Quelques libéraux grincheux ajouteraient qu’une partie de ces sommes vertigineuses s’évapore durant cette opération de prestidigitation, mais là n’est pas notre sujet. Ce que chacun doit bien comprendre, c’est que tout Français est à la fois dans la position de Pierre et de Paul. En effet, chacun d’entre nous paye des impôts (quand bien même il n’est pas assujetti à l’impôt sur le revenu) et cotise, tout en bénéficiant, dans le même temps, d’un certain nombre de prestations délivrées par les services publics (à l’école, à l’hôpital, ou ailleurs), d’allocations (familiales, logement, etc.), ou encore de subventions.
Tout le problème, c’est que les Français sont de plus en plus nombreux à être persuadés de deux choses : d’une part, qu’ils reçoivent moins qu’ils ne donnent. Et d’autre part, que les autres reçoivent plus qu’eux. Bien sûr, le politiquement correct incline à pointer du doigt les plus riches et leurs « cadeaux fiscaux », propres à enflammer les esprits les plus sereins.
Mais la vérité oblige à dire que bon nombre de concitoyens bien moins fortunés sont l’objet de ressentiments tout aussi violents : le chômeur « profiteur », supposé trouver plus confortable de ne pas travailler ; l’étranger accusé de venir « voler » le travail des Français ou d’être attiré par nos prestations sociales (généreuses dès lors qu’elles profitent aux autres) ; sans oublier le voisin, volontiers soupçonné de mentir sur ses véritables revenus ou de travailler « au noir ».
Schizophrénie
Notre mécanisme de redistribution est devenu tellement massif, tentaculaire et opaque, que les Français dans leur ensemble en deviennent parfaitement schizophrènes, et ne voient tout simplement plus la contradiction – pourtant flagrante – qu’il y a à s’indigner à la moindre fermeture de ligne ferroviaire en quête de passagers ou de la moindre maternité en quête de nourrisson, tout en protestant dans le même temps contre des impôts jugés écrasants. Le seul moyen de sortir de cette contradiction manifeste consiste alors à accuser les autres d’être les profiteurs d’un système dont on serait soi-même le dindon de la farce. Et c’est bien là que réside la véritable menace pour la cohésion du corps social français – mais aussi le plus puissant fertilisant pour toutes les formes de populisme.

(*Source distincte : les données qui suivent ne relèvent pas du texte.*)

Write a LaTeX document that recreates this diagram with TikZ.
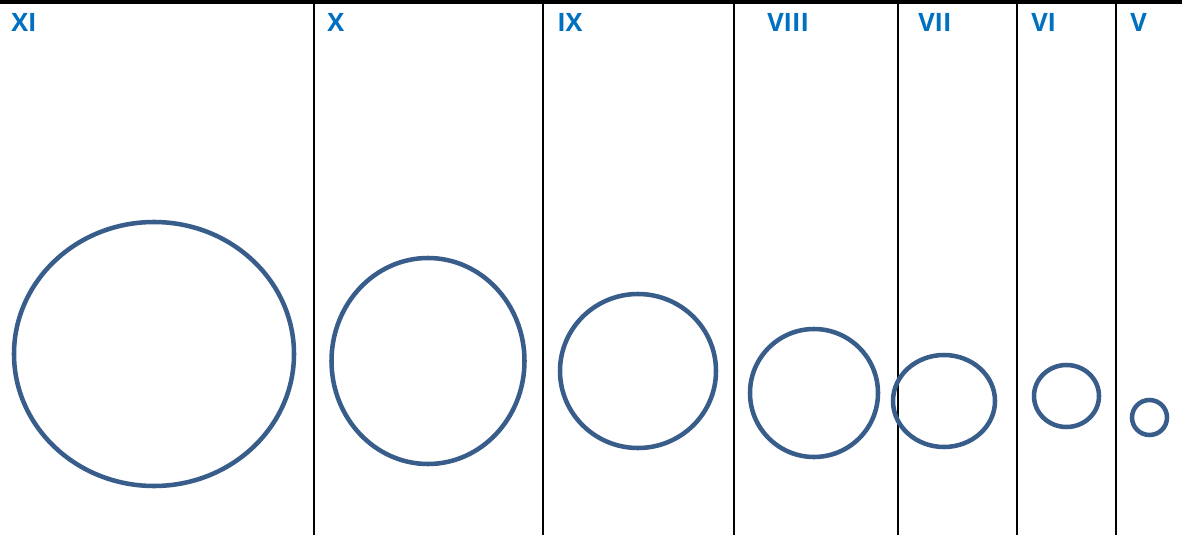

Sortir de cette impasse est devenu d’autant plus urgent que l’avenir même de la démocratie libérale est en jeu, comme le montrent un certain nombre d’exemples étrangers, où l’insurrection, pour avoir été électorale, n’en est pas moins apparentée (que l’on pense au Brexit ou à l’élection de Donald Trump, pour ne prendre que les épisodes récents les plus spectaculaires). Mais encore faut-il ne pas se tromper de cible. Plutôt que d’entonner une énième fois une ode antilibérale aussi électoralement profitable que politiquement vaine, il serait préférable de s’atteler concrètement aux chantiers susceptibles de réconcilier les Français avec les vertus de la solidarité nationale.
Parmi ces chantiers, on peut mentionner une fiscalité plus raisonnable mais aussi plus lisible ; des services publics efficaces dédiés à leurs usagers ; un système d’allocations simplifié et destiné d’abord à ceux qui en ont le plus besoin (substituer, par exemple, à l’actuelle politique de logement subventionné une authentique politique de logement social, exclusivement réservée aux plus nécessiteux).
C’est à cette condition que Pierre et Paul se réconcilieront – et d’abord en chacun d’entre nous – et que la colère de Jacques ne deviendra plus qu’un lointain souvenir du vieux folklore français.
Jérôme Perrier , historien. Il est l’auteur d’Alain ou la démocratie de l’individu (Les Belles Lettres 2017).